Rudi Garcia è già sotto accusa

Oggi si discute sulle motivazioni che hanno spinto il tecnico a non schierare Natan in queste prime partite, ma sarebbe stato giusto per un ragazzo che deve già raccogliere la pesante eredità lasciata da Kim, ritrovarsi in un undici che oggi non offre le adeguate garanzie atletiche? Cosa si sarebbe detto del brasiliano se fosse stato in campo contro la Lazio, in quel balordo secondo tempo dove l'intero gruppo, ormai a corto di fiato, non riusciva neppure a mantenere le distanze tra i reparti?

Si discute finanche delle parole a fine gara del Mister, parole di chi è consapevole degli attuali limiti e chiede ai propri ragazzi di essere furbi e di accontentarsi anche del pari quando le forze non permettono di andare a prendere la vittoria.
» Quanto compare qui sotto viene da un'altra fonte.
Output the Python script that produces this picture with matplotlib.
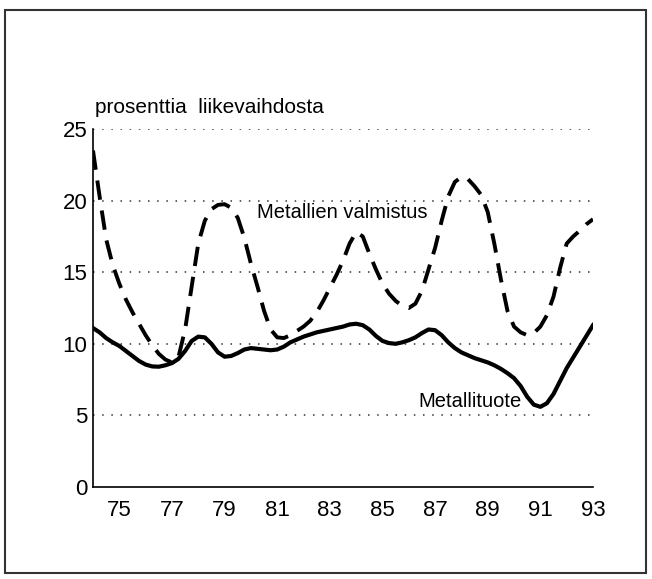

Perché è anche da questo tipo di consapevolezza, dalla capacità di saper leggere non solo l'avversario, ma soprattutto sé stessi, che si diventa grandi.

E invece saranno due settimane di mugugni, di fantasiose rivelazioni, di fantomatiche “voci interne” che parleranno di calciatori insoddisfatti del proprio ruolo, delusi dal minutaggio o dall'ingaggio.

L'ultima stagione avrebbe dovuto inculcare fiducia al pregiudizio alla platea, invece è stata capace di alimentare nuove paure, come se oggi non ci sia alternativa se non la vittoria e che il destino delle prossime partite sia già segnato da indicibili scelte compiute negli ultimi mesi. Quando dovremmo sapere che “Non è nelle stelle che è conservato il nostro destino, ma in noi stessi”.